Зарождавшийся на рубеже ХХ века российский «серебряный век» сразу обрёл явно выраженный петербургский акцент. Причём выразилось это не только в искусстве, но и в краеведении, которое благодаря работам мирискусников – прежде всего Александра Бенуа, Игоря Грабаря, Мстислава Добужинского, а также их младших современников, в частности, Георгия Лукомского и Владимира Курбатова, – поднялось на уровень поиска петербургской самоидентификации.

Но расцветом петербурговедения, его «золотым десятилетием» по праву считаются конец 1910-х – 1920-е годы. Причём, как это нередко бывало в России, не благодаря сложившимся условиям, а вопреки им. В те годы Петроград, вместе со всей Россией, переживал культурную катастрофу: подозрение, а зачастую и прямое обвинение в политической неблагонадёжности, закрытие частных учебных заведений, падение или полное отсутствие спроса на такие отрасли гуманитарных знаний, как история религии и церкви, медиевистика и востоковедение, философия и история философских знаний, – всё это лишило работы многих высококвалифицированных специалистов.
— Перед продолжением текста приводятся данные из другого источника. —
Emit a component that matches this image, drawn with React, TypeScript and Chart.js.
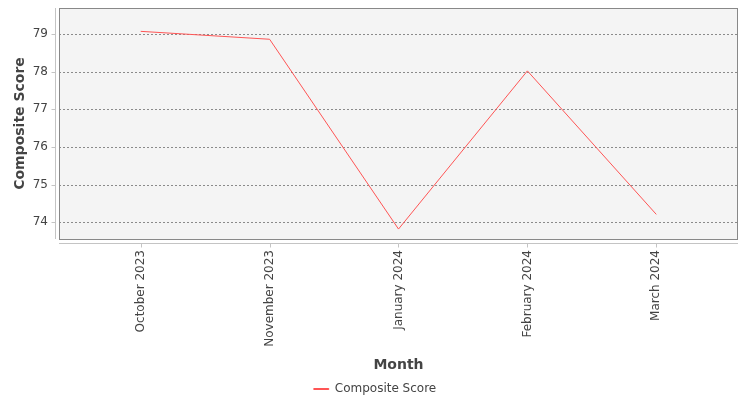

Значительная часть гуманитарной интеллигенции бывшей столицы оказалась вытесненной на обочину интеллектуальной и общественной жизни. И петербурговедение явилось для неё той отдушиной, где она ещё могла применить свои знания и творческую активность. В этой новой реальности «экскурсионный институт и общество “Старый Петербург" стали методическими центрами для всей России» [13. С. 25].

Именно тогда началось научное осознание петербургского социально-урбанистического феномена. Иван Гревс, крупный специалист по истории античного мира и Средневековья, ввёл в отечественную науку «определение города как личности…новое понимание города как системы, исторически сложившейся “целокупности”. Главное – не архитектурные шедевры, не монументы, не ландшафты. Главное – соединение, слияние, взаимодействие и взаимопроникновение всего того, что определяет влияющую на людей их жизненную среду.» [6. С. 136].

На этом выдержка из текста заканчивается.